When a sensible minister like Meir Sheetrit calls on the government to pick a neighborhood in Gaza and reduce it to rubble, it sounds like he's gone off the deep end. When the author David Grossman writes in Yedioth Ahronoth that now we know the army may not always be able to save us, he is sowing despair. When Minister Yaakov Edri says we should bump off Ismail Haniyeh, and all the rest of the leaders of Hamas for good measure, doesn't he realize that the immediate outcome of such an act could spell the end for Gilad Shalit?
The news that 8-year-old Osher Twito had lost his leg in a rocket attack on Sderot sent shock waves around the country. Soon after the attack, a retired general, one of our heroes of old, called me up and gave vent to what all Israel was feeling that night. Why don't we go in there and blast them to kingdom come? What else has to happen for us to bomb their neighborhoods and blow them to bits?

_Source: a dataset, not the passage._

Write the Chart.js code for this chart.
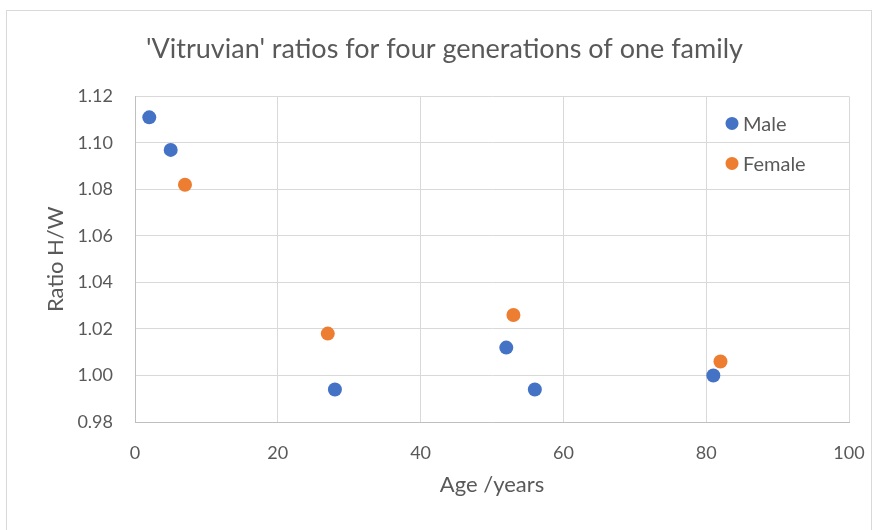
<!DOCTYPE html>
<html lang="en">
<head>
  <meta charset="UTF-8" />
  <title>Vitruvian ratios</title>
  <script src="https://cdn.jsdelivr.net/npm/chart.js"></script>
  <style>
    html, body { margin: 0; padding: 0; background: #fff; overflow: hidden; }
    #frame {
      position: absolute;
      left: 6px; top: 10px;
      width: 866px; height: 520px;
      border: 1px solid #d9d9d9;
      border-bottom: none;
      box-sizing: border-box;
    }
    #wrap { position: absolute; left: 0; top: 0; width: 875px; height: 530px; }
  </style>
</head>
<body>
  <div id="frame"></div>
  <div id="wrap"><canvas id="chart" width="875" height="530"></canvas></div>
  <script>
    const chartTitle = "'Vitruvian' ratios for four generations of one family"
    const xTitle = 'Age /years'
    const yTitle = 'Ratio H/W'

    const maleAge = [2, 5, 28, 52, 56, 81]
    const maleRatio = [1.111, 1.097, 0.994, 1.012, 0.994, 1.000]
    const femaleAge = [7, 27, 53, 82]
    const femaleRatio = [1.082, 1.018, 1.026, 1.006]

    const font = 'Lato, "Open Sans", sans-serif'
    const textColor = '#595959'
    const gridColor = '#d9d9d9'

    const toPoints = (xs, ys) => xs.map((x, i) => ({ x, y: ys[i] }))

    // Excel-style legend drawn inside the plot area, top right
    const insideLegend = {
      id: 'insideLegend',
      afterDraw(chart) {
        const { ctx, chartArea } = chart
        const x = chartArea.right - 117
        let y = chartArea.top + 27
        ctx.save()
        ctx.font = '20px ' + font
        ctx.textBaseline = 'middle'
        ctx.textAlign = 'left'
        chart.data.datasets.forEach(ds => {
          ctx.beginPath()
          ctx.arc(x, y, 6.5, 0, Math.PI * 2)
          ctx.fillStyle = ds.backgroundColor
          ctx.fill()
          ctx.fillStyle = textColor
          ctx.fillText(ds.label, x + 11, y + 1)
          y += 40
        })
        ctx.restore()
      }
    }

    new Chart(document.getElementById('chart'), {
      type: 'scatter',
      data: {
        datasets: [
          {
            label: 'Male',
            data: toPoints(maleAge, maleRatio),
            backgroundColor: '#4472C4',
            borderColor: '#4472C4',
            borderWidth: 0,
            pointRadius: 7,
            pointHoverRadius: 7
          },
          {
            label: 'Female',
            data: toPoints(femaleAge, femaleRatio),
            backgroundColor: '#ED7D31',
            borderColor: '#ED7D31',
            borderWidth: 0,
            pointRadius: 7,
            pointHoverRadius: 7
          }
        ]
      },
      options: {
        responsive: false,
        animation: false,
        layout: { padding: { left: 40, right: 26, top: 0, bottom: 30 } },
        plugins: {
          legend: { display: false },
          tooltip: { enabled: false },
          title: {
            display: true,
            text: chartTitle,
            color: textColor,
            font: { family: font, size: 27, weight: 'normal' },
            padding: { top: 33, bottom: 31 }
          }
        },
        scales: {
          x: {
            type: 'linear',
            min: 0,
            max: 100,
            ticks: {
              stepSize: 20,
              color: textColor,
              font: { family: font, size: 18 },
              padding: 20
            },
            grid: { color: gridColor, drawTicks: false },
            border: { color: '#bfbfbf' },
            title: {
              display: true,
              text: xTitle,
              color: textColor,
              font: { family: font, size: 22 },
              padding: { top: 0, bottom: 2 }
            },
            afterFit(scale) {
              scale.height = 78
              scale.paddingLeft = 0
              scale.paddingRight = 0
            }
          },
          y: {
            type: 'linear',
            min: 0.98,
            max: 1.12,
            ticks: {
              stepSize: 0.02,
              color: textColor,
              font: { family: font, size: 18 },
              padding: 22,
              callback: v => v.toFixed(2)
            },
            grid: { color: gridColor, drawTicks: false },
            border: { color: '#bfbfbf' },
            title: {
              display: true,
              text: yTitle,
              color: textColor,
              font: { family: font, size: 22 },
              padding: { top: 3, bottom: 0 }
            },
            afterFit(scale) { scale.width = 95 }
          }
        }
      },
      plugins: [insideLegend]
    })
  </script>
</body>
</html>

Sderot has been under fire for seven years. Most of the time - in the early years, at least - the shelling was clumsy and off the mark. The residents of Ramat Aviv don't know the feeling, but even so, it is not exactly fun to go to sleep or leave for work day after day, year after year, with your stomach in knots. There is always a risk of tragedy, such as a kindergarten taking a direct hit, and that, according to military criteria, is grounds for massive retaliation. The army's basic mistake from the start was to view Qassams through the lens of statistics. Even when they miss the target, the damage inflicted on a whole city by the constant threat of attack can be just as great. It's strange that Ariel Sharon, who never passed up an opportunity to get rid of a few Arabs, ignored the Qassams when he evacuated Gush Katif. Maybe, as time went on, he had hopes that Israeli withdrawal would whet the Gazans' appetite for a normal life.
When the first intifada erupted in 1987, then-chief of staff Dan Shomron handed out copies of Alistair Horne's book "A Savage War for Peace" to all his generals. The moral of this book, which explores the struggle of the FLN against French rule in Algeria, is that you can't beat a guerilla movement. Like the French, who quit Algeria in the end, Israel left Gaza. But Gaza, as part of a future Palestinian state, must also be committed to Bush's vision of two states for two peoples.